Supplied material >>

^^^^

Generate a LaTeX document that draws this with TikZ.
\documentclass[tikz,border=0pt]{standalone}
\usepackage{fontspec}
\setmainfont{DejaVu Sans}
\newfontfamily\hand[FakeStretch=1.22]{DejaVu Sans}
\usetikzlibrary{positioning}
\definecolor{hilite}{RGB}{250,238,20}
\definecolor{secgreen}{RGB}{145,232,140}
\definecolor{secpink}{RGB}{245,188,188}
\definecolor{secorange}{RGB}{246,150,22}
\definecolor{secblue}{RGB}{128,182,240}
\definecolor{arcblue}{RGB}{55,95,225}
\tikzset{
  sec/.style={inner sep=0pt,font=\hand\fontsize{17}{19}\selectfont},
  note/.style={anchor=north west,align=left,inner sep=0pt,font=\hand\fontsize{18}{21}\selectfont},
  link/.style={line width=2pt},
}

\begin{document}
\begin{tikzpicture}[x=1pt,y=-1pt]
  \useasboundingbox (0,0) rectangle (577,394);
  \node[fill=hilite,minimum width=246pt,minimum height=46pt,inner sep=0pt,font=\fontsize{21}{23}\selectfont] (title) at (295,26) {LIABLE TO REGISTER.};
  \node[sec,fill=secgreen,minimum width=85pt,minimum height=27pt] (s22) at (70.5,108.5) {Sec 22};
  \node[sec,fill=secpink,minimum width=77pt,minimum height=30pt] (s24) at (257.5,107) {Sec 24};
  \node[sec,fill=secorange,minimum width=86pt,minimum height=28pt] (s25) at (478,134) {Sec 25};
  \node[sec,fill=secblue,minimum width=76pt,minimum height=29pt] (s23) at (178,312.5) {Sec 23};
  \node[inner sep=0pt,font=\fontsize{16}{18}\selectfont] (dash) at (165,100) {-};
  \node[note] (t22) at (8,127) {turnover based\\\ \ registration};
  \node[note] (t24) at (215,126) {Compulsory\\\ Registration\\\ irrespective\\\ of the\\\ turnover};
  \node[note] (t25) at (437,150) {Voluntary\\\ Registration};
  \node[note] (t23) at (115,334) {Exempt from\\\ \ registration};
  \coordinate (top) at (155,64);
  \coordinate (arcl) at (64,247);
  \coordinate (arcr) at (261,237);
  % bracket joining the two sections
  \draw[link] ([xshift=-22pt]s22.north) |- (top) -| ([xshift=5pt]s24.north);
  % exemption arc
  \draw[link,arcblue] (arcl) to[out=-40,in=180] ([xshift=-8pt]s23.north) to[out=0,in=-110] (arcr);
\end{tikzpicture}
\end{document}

^^^^

Every line of the data above should be reproduced word for word.

Correct output >>
Generate a LaTeX document that draws this with TikZ.
\documentclass[tikz,border=0pt]{standalone}
\usepackage{fontspec}
\setmainfont{DejaVu Sans}
\newfontfamily\hand[FakeStretch=1.22]{DejaVu Sans}
\usetikzlibrary{positioning}
\definecolor{hilite}{RGB}{250,238,20}
\definecolor{secgreen}{RGB}{145,232,140}
\definecolor{secpink}{RGB}{245,188,188}
\definecolor{secorange}{RGB}{246,150,22}
\definecolor{secblue}{RGB}{128,182,240}
\definecolor{arcblue}{RGB}{55,95,225}
\tikzset{
  sec/.style={inner sep=0pt,font=\hand\fontsize{17}{19}\selectfont},
  note/.style={anchor=north west,align=left,inner sep=0pt,font=\hand\fontsize{18}{21}\selectfont},
  link/.style={line width=2pt},
}

\begin{document}
\begin{tikzpicture}[x=1pt,y=-1pt]
  \useasboundingbox (0,0) rectangle (577,394);
  \node[fill=hilite,minimum width=246pt,minimum height=46pt,inner sep=0pt,font=\fontsize{21}{23}\selectfont] (title) at (295,26) {LIABLE TO REGISTER.};
  \node[sec,fill=secgreen,minimum width=85pt,minimum height=27pt] (s22) at (70.5,108.5) {Sec 22};
  \node[sec,fill=secpink,minimum width=77pt,minimum height=30pt] (s24) at (257.5,107) {Sec 24};
  \node[sec,fill=secorange,minimum width=86pt,minimum height=28pt] (s25) at (478,134) {Sec 25};
  \node[sec,fill=secblue,minimum width=76pt,minimum height=29pt] (s23) at (178,312.5) {Sec 23};
  \node[inner sep=0pt,font=\fontsize{16}{18}\selectfont] (dash) at (165,100) {-};
  \node[note] (t22) at (8,127) {turnover based\\\ \ registration};
  \node[note] (t24) at (215,126) {Compulsory\\\ Registration\\\ irrespective\\\ of the\\\ turnover};
  \node[note] (t25) at (437,150) {Voluntary\\\ Registration};
  \node[note] (t23) at (115,334) {Exempt from\\\ \ registration};
  \coordinate (top) at (155,64);
  \coordinate (arcl) at (64,247);
  \coordinate (arcr) at (261,237);
  % bracket joining the two sections
  \draw[link] ([xshift=-22pt]s22.north) |- (top) -| ([xshift=5pt]s24.north);
  % exemption arc
  \draw[link,arcblue] (arcl) to[out=-40,in=180] ([xshift=-8pt]s23.north) to[out=0,in=-110] (arcr);
\end{tikzpicture}
\end{document}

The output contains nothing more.